Ben Duran is 8 years old, and his sister, Carly, is 11 months his junior as their dual story begins in 1996. The siblings narrate their lives in free verse, trading viewpoints through 2007 and beyond. From the first, their voices establish differing personalities and concerns. Ben’s two years in kindergarten—“Dad smiled his rocking-chair-moon smile / and said it was my redshirt year”—make him “bigger and stronger and wiser and / ready for any challenge” compared to other students. Yet Ben keeps encountering challenges throughout his life, embodiments of his nightmare bogeyman, that can’t be conquered through physical achievements. Carly introduces herself as a “smarty-pants” with “an IQ that can’t be measured.” She deliberately uses advanced vocabulary (signaled with caps and italics) but, like Ben, discovers that strengths don’t mean invulnerability, as in this grief haiku: “To hell with big words. / Not one of them can describe / the pain in my heart.” In the end, both siblings find hope after loss, as seen in Ben’s baby girl’s smile, “the sweetly haunting shape of / a rocking-chair moon.” Patneaude, a prolific writer of children’s books and YA novels, skillfully uses verse to pare the extraneous.
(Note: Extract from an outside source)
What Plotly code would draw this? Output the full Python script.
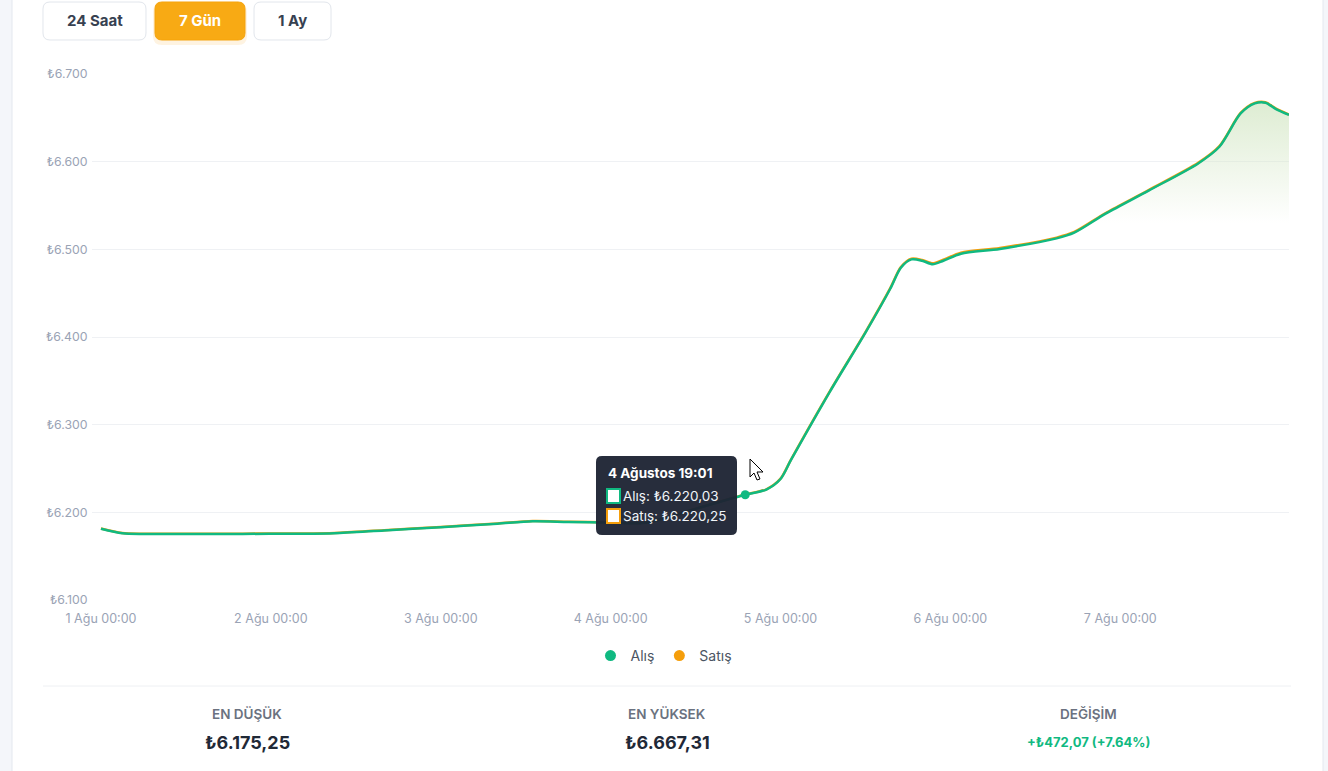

After Ben’s college girlfriend dumps him, for example, he suddenly joins the Army; just two lines capture the moment his decision sinks in, his “anger dissolving, / heart drumming.” Images can be quite striking, such as the ominous feel of “a cold slice of yellow light / under your parents’ bedroom door.” But at times, the verse becomes mawkish, as when the siblings’ mother imagines swallows shedding “small but bitter tears” when their “babies aren’t babies anymore.”

Poetic compression makes a vivid impact in this generally strong family story.